With just 58 months left to meet the 2030 deadline, global commitments to end female genital mutilation/cutting (FGM/C) and guarantee menstrual health for all are drifting off course. Although governments pledged under the Sustainable Development Goals to eliminate FGM/C and uphold dignity in menstrual health, the number of women and girls affected by FGM/C has risen from 200 million in 2016 to more than 230 million in 2024. The practice spans at least 94 countries, including 13 in South and Southeast Asia, underscoring that it is neither isolated nor declining fast enough.
Speakers at the SHE & Rights session ahead of CSW70 framed FGM/C not as a cultural anomaly but as part of a broader system that controls girls’ and women’s bodies. Survivors and advocates stressed that community-led approaches are essential, yet warned of troubling trends such as the “medicalisation” of FGM/C, which risks legitimising a practice condemned by WHO and global medical bodies. Legal reforms exist in many countries, but prosecutions remain rare and enforcement weak. Strategic litigation and mechanisms such as the Universal Periodic Review are emerging as tools to close accountability gaps.
At the same time, menstrual health is gaining legal recognition, notably through a landmark Indian Supreme Court ruling affirming it as a fundamental right. Yet the judgment also exposes systemic failures: millions of girls drop out of school, lack access to toilets, products, and privacy, and face stigma that limits education and opportunity. Without sustained funding, monitoring, and political will, even progressive rulings risk remaining symbolic.

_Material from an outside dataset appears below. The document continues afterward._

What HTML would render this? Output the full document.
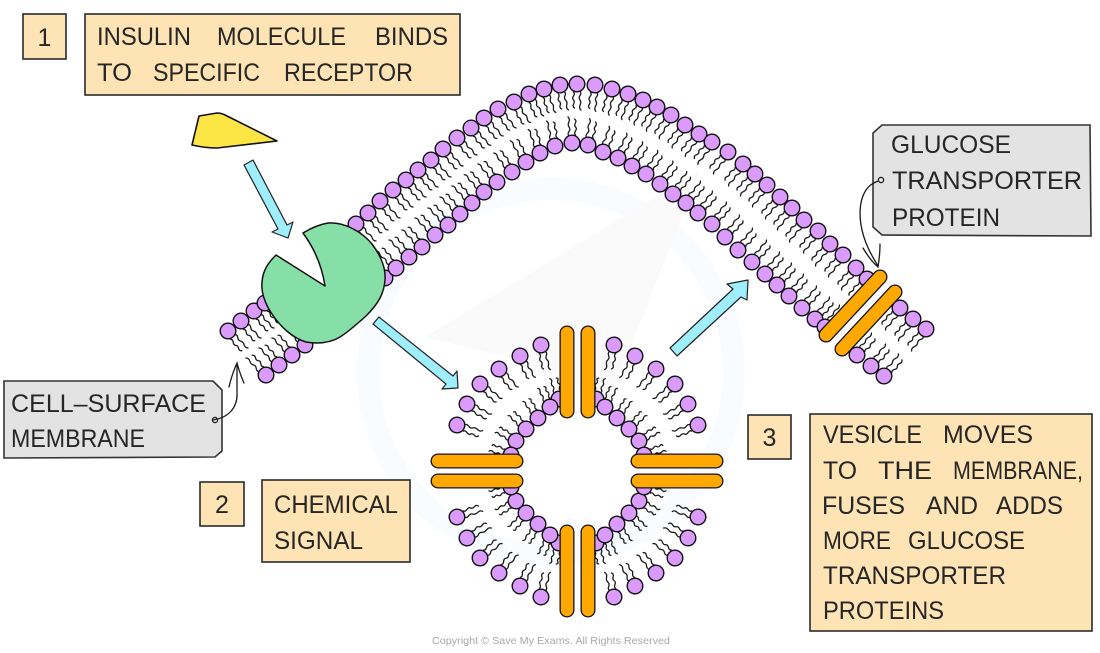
<!DOCTYPE html>
<html><head><meta charset="utf-8"><title>Insulin and glucose transporter proteins</title>
<style>
html,body{margin:0;padding:0;background:#fff}
svg{display:block}
text{font-family:"Liberation Sans",sans-serif;font-size:25px;fill:#262626}
.b{fill:#fee3b4;stroke:#2a2a2a;stroke-width:1.6}
.g{fill:#e3e3e3;stroke:#333;stroke-width:1.6}
.a{fill:#9eeefd;stroke:#222;stroke-width:1.2;stroke-linejoin:round}
.w{fill:none;stroke:#1a1a1a;stroke-width:1.3;stroke-linecap:round}
</style></head><body>
<svg width="1100" height="653" viewBox="0 0 1100 653" xmlns="http://www.w3.org/2000/svg">
<defs>
<g id="l"><path class="w" d="M7,-3c4,-3 5,3 9,0s6,3 10,-1"/><path class="w" d="M8,3.500c3,-3 5,3 8,0s5,3 8,-1"/><circle r="7.800" fill="#da9bfd" stroke="#111" stroke-width="1.400"/></g>
<g id="s"><path class="w" d="M7,-3c3,-3 4,3 7,0s5,3 8,-1"/><path class="w" d="M8,3.500c3,-3 4,3 7,0s4,3 6,-1"/><circle r="7.800" fill="#da9bfd" stroke="#111" stroke-width="1.400"/></g>
<g id="q">
<use href="#l" transform="translate(541 345) rotate(78)"/>
<use href="#l" transform="translate(520 356) rotate(63)"/>
<use href="#l" transform="translate(499 369) rotate(52)"/>
<use href="#l" transform="translate(480 384) rotate(42)"/>
<use href="#l" transform="translate(467 404) rotate(31)"/>
<use href="#l" transform="translate(457 425) rotate(21)"/>
<use href="#s" transform="translate(559 399) rotate(-104)"/>
<use href="#s" transform="translate(550 407) rotate(-113)"/>
<use href="#s" transform="translate(538 418) rotate(-122)"/>
<use href="#s" transform="translate(526 429) rotate(-133)"/>
<use href="#s" transform="translate(516 441) rotate(-148)"/>
<use href="#s" transform="translate(511 455) rotate(-160)"/>
</g>
<g id="h"><use href="#q"/><use href="#q" transform="translate(1155 0) scale(-1 1)"/></g>
</defs>
<rect width="1100" height="653" fill="#fff"/>
<circle cx="551" cy="372" r="183" fill="none" stroke="#f8fcfe" stroke-width="22"/>
<path d="M425,337 L700,170 L610,400 L520,360Z" fill="#fafafa"/>

<use href="#l" transform="translate(228 331) rotate(49)"/>
<use href="#l" transform="translate(241 321) rotate(49)"/>
<use href="#l" transform="translate(254 311) rotate(49)"/>
<use href="#l" transform="translate(265 303) rotate(49)"/>
<use href="#l" transform="translate(356 224) rotate(49)"/>
<use href="#l" transform="translate(368 213) rotate(49)"/>
<use href="#l" transform="translate(380 201) rotate(49)"/>
<use href="#l" transform="translate(393 190) rotate(49)"/>
<use href="#l" transform="translate(406 180) rotate(49)"/>
<use href="#l" transform="translate(418 170) rotate(49)"/>
<use href="#l" transform="translate(431 160) rotate(49)"/>
<use href="#l" transform="translate(443 149) rotate(49)"/>
<use href="#l" transform="translate(457 138) rotate(49)"/>
<use href="#l" transform="translate(471 128) rotate(50)"/>
<use href="#l" transform="translate(484 118) rotate(52)"/>
<use href="#l" transform="translate(498 109) rotate(55)"/>
<use href="#l" transform="translate(514 102) rotate(60)"/>
<use href="#l" transform="translate(529 94) rotate(65)"/>
<use href="#l" transform="translate(544 89) rotate(72)"/>
<use href="#l" transform="translate(560 85) rotate(80)"/>
<use href="#l" transform="translate(577 84) rotate(90)"/>
<use href="#l" transform="translate(595 85) rotate(97)"/>
<use href="#l" transform="translate(612 89) rotate(105)"/>
<use href="#l" transform="translate(628 94) rotate(112)"/>
<use href="#l" transform="translate(643 100) rotate(118)"/>
<use href="#l" transform="translate(657 107) rotate(122)"/>
<use href="#l" transform="translate(671 115) rotate(125)"/>
<use href="#l" transform="translate(685 125) rotate(128)"/>
<use href="#l" transform="translate(699 134) rotate(130)"/>
<use href="#l" transform="translate(712 142) rotate(131)"/>
<use href="#l" transform="translate(728 152) rotate(132)"/>
<use href="#l" transform="translate(743 164) rotate(132)"/>
<use href="#l" transform="translate(755 174) rotate(132)"/>
<use href="#l" transform="translate(767 185) rotate(132)"/>
<use href="#l" transform="translate(780 197) rotate(132)"/>
<use href="#l" transform="translate(792 208) rotate(132)"/>
<use href="#l" transform="translate(804 220) rotate(132)"/>
<use href="#l" transform="translate(818 231) rotate(132)"/>
<use href="#l" transform="translate(830 244) rotate(132)"/>
<use href="#l" transform="translate(843 255) rotate(132)"/>
<use href="#l" transform="translate(856 268) rotate(132)"/>
<use href="#l" transform="translate(867 279) rotate(132)"/>
<use href="#l" transform="translate(900 308) rotate(132)"/>
<use href="#l" transform="translate(913 319) rotate(132)"/>
<use href="#l" transform="translate(926 329) rotate(132)"/>

<use href="#l" transform="translate(266 375) rotate(-131)"/>
<use href="#l" transform="translate(279 365) rotate(-131)"/>
<use href="#l" transform="translate(292 355) rotate(-131)"/>
<use href="#l" transform="translate(305 345) rotate(-131)"/>
<use href="#l" transform="translate(385 278) rotate(-131)"/>
<use href="#l" transform="translate(396 268) rotate(-131)"/>
<use href="#l" transform="translate(409 257) rotate(-131)"/>
<use href="#l" transform="translate(422 247) rotate(-131)"/>
<use href="#l" transform="translate(435 235) rotate(-131)"/>
<use href="#l" transform="translate(448 225) rotate(-131)"/>
<use href="#l" transform="translate(460 214) rotate(-131)"/>
<use href="#l" transform="translate(472 203) rotate(-131)"/>
<use href="#l" transform="translate(484 192) rotate(-130)"/>
<use href="#l" transform="translate(497 182) rotate(-128)"/>
<use href="#l" transform="translate(512 172) rotate(-125)"/>
<use href="#l" transform="translate(526 162) rotate(-118)"/>
<use href="#l" transform="translate(540 153) rotate(-108)"/>
<use href="#l" transform="translate(555 146) rotate(-100)"/>
<use href="#l" transform="translate(572 143) rotate(-90)"/>
<use href="#l" transform="translate(588 145) rotate(-78)"/>
<use href="#l" transform="translate(603 152) rotate(-68)"/>
<use href="#l" transform="translate(618 158) rotate(-62)"/>
<use href="#l" transform="translate(632 166) rotate(-58)"/>
<use href="#l" transform="translate(646 174) rotate(-55)"/>
<use href="#l" transform="translate(660 184) rotate(-52)"/>
<use href="#l" transform="translate(673 194) rotate(-50)"/>
<use href="#l" transform="translate(686 203) rotate(-48)"/>
<use href="#l" transform="translate(698 213) rotate(-48)"/>
<use href="#l" transform="translate(712 224) rotate(-48)"/>
<use href="#l" transform="translate(725 237) rotate(-48)"/>
<use href="#l" transform="translate(738 250) rotate(-48)"/>
<use href="#l" transform="translate(752 262) rotate(-48)"/>
<use href="#l" transform="translate(765 274) rotate(-48)"/>
<use href="#l" transform="translate(777 285) rotate(-48)"/>
<use href="#l" transform="translate(789 296) rotate(-48)"/>
<use href="#l" transform="translate(802 308) rotate(-48)"/>
<use href="#l" transform="translate(815 319) rotate(-48)"/>
<use href="#l" transform="translate(825 327) rotate(-48)"/>
<use href="#l" transform="translate(857 355) rotate(-48)"/>
<use href="#l" transform="translate(871 366) rotate(-48)"/>
<use href="#l" transform="translate(884 376) rotate(-48)"/>

<g stroke-linecap="round">
<line x1="826" y1="335" x2="880" y2="277" stroke="#111" stroke-width="15"/>
<line x1="826" y1="335" x2="880" y2="277" stroke="#fea800" stroke-width="12.400"/>
<line x1="842" y1="349" x2="895" y2="292" stroke="#111" stroke-width="15"/>
<line x1="842" y1="349" x2="895" y2="292" stroke="#fea800" stroke-width="12.400"/>
</g>

<use href="#h"/>
<use href="#h" transform="translate(0 942) scale(1 -1)"/>
<g stroke-linecap="round">
<g stroke="#111" stroke-width="15">
<line x1="567" y1="333" x2="567" y2="411"/><line x1="588" y1="333" x2="588" y2="411"/>
<line x1="567" y1="532" x2="567" y2="610"/><line x1="588" y1="532" x2="588" y2="610"/>
<line x1="438" y1="461" x2="516" y2="461"/><line x1="438" y1="481" x2="516" y2="481"/>
<line x1="638" y1="461" x2="716" y2="461"/><line x1="638" y1="481" x2="716" y2="481"/>
</g>
<g stroke="#fea800" stroke-width="12.400">
<line x1="567" y1="333" x2="567" y2="411"/><line x1="588" y1="333" x2="588" y2="411"/>
<line x1="567" y1="532" x2="567" y2="610"/><line x1="588" y1="532" x2="588" y2="610"/>
<line x1="438" y1="461" x2="516" y2="461"/><line x1="438" y1="481" x2="516" y2="481"/>
<line x1="638" y1="461" x2="716" y2="461"/><line x1="638" y1="481" x2="716" y2="481"/>
</g>
</g>

<path d="M303,233 Q316,225 328,223 C345,222 362,232 372,244 C381,256 386,268 385,280 C384,294 378,304 366,316 C356,325 348,332 340,337 C330,343 318,344 306,342 C292,338 280,326 272,314 C265,304 261,292 262,282 C263,270 268,263 276,255 L325,286 C322,266 314,248 303,233Z" fill="#87dfa8" stroke="#111" stroke-width="1.500" stroke-linejoin="round"/>
<path d="M199,116 L217,113 Q221,113 225,115 L277,141 L217,148 Q205,148 192,145Z" fill="#fce544" stroke="#111" stroke-width="1.600" stroke-linejoin="round"/>

<polygon class="a" points="244,165 253,160 287,225 293,222 288,238 272,232 278,229"/>
<polygon class="a" points="373,324 379,317 453,376 457,371 458,388 442,389 446,384"/>
<polygon class="a" points="670,348 677,356 741,297 747,300 748,280 727,284 733,289"/>

<rect class="b" x="23" y="14" width="43" height="45"/>
<text x="44.500" y="46" text-anchor="middle">1</text>
<rect class="b" x="85" y="14" width="375" height="81"/>
<text x="97" y="45" textLength="94" lengthAdjust="spacingAndGlyphs">INSULIN</text>
<text x="217" y="45" textLength="129" lengthAdjust="spacingAndGlyphs">MOLECULE</text>
<text x="375" y="45" textLength="73" lengthAdjust="spacingAndGlyphs">BINDS</text>
<text x="97" y="81" textLength="35" lengthAdjust="spacingAndGlyphs">TO</text>
<text x="153" y="81" textLength="107" lengthAdjust="spacingAndGlyphs">SPECIFIC</text>
<text x="284" y="81" textLength="129" lengthAdjust="spacingAndGlyphs">RECEPTOR</text>

<rect class="b" x="200" y="482" width="44" height="44"/>
<text x="222" y="513" text-anchor="middle">2</text>
<rect class="b" x="262" y="480" width="148" height="82"/>
<text x="274" y="513" textLength="124" lengthAdjust="spacingAndGlyphs">CHEMICAL</text>
<text x="274" y="549" textLength="89" lengthAdjust="spacingAndGlyphs">SIGNAL</text>

<rect class="b" x="748" y="415" width="43" height="44"/>
<text x="769.500" y="446" text-anchor="middle">3</text>
<rect class="b" x="810" y="414" width="282" height="217"/>
<text x="823" y="443" textLength="99" lengthAdjust="spacingAndGlyphs">VESICLE</text>
<text x="943" y="443" textLength="90" lengthAdjust="spacingAndGlyphs">MOVES</text>
<text x="823" y="479" textLength="34" lengthAdjust="spacingAndGlyphs">TO</text>
<text x="878" y="479" textLength="54" lengthAdjust="spacingAndGlyphs">THE</text>
<text x="953" y="479" textLength="130" lengthAdjust="spacingAndGlyphs">MEMBRANE,</text>
<text x="822" y="514" textLength="83" lengthAdjust="spacingAndGlyphs">FUSES</text>
<text x="926" y="514" textLength="52" lengthAdjust="spacingAndGlyphs">AND</text>
<text x="996" y="514" textLength="67" lengthAdjust="spacingAndGlyphs">ADDS</text>
<text x="823" y="549" textLength="68" lengthAdjust="spacingAndGlyphs">MORE</text>
<text x="908" y="549" textLength="117" lengthAdjust="spacingAndGlyphs">GLUCOSE</text>
<text x="823" y="584" textLength="183" lengthAdjust="spacingAndGlyphs">TRANSPORTER</text>
<text x="823" y="619" textLength="121" lengthAdjust="spacingAndGlyphs">PROTEINS</text>

<polygon class="g" points="4,381 213,381 222,390 222,451 215,457 4,458"/>
<text x="11" y="412" textLength="195" lengthAdjust="spacingAndGlyphs">CELL–SURFACE</text>
<text x="11" y="447" textLength="134" lengthAdjust="spacingAndGlyphs">MEMBRANE</text>
<circle cx="215" cy="420" r="2.600" fill="#e3e3e3" stroke="#111" stroke-width="1.200"/>
<path class="w" d="M212.500,420 C228,418 238,408 237,392 L237,363 M229,387 Q232,374 237,363 Q240,374 244,383"/>

<polygon class="g" points="882,125 1090,125 1091,236 882,235 873,227 873,133"/>
<text x="891" y="153" textLength="120" lengthAdjust="spacingAndGlyphs">GLUCOSE</text>
<text x="892" y="189" textLength="190" lengthAdjust="spacingAndGlyphs">TRANSPORTER</text>
<text x="892" y="226" textLength="108" lengthAdjust="spacingAndGlyphs">PROTEIN</text>
<circle cx="881" cy="180" r="2.600" fill="#e3e3e3" stroke="#111" stroke-width="1.200"/>
<path class="w" d="M878.500,181 C862,186 858,205 861,225 C864,243 872,256 878,266 M863,248 Q870,260 878,267 Q880,255 880,244"/>

<text x="551" y="644" text-anchor="middle" style="font-size:10.500px;fill:#a8a8a8" textLength="238" lengthAdjust="spacingAndGlyphs">Copyright © Save My Exams. All Rights Reserved</text>
</svg>
</body></html>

Community-based health initiatives, such as breast cancer screening projects in rural India, demonstrate that change is possible when local actors are empowered and supported. The broader lesson is clear: rights-based commitments require implementation, data, and accountability. With less than five years to 2030, governments face a narrowing window to turn promises on gender equality and health into measurable progress.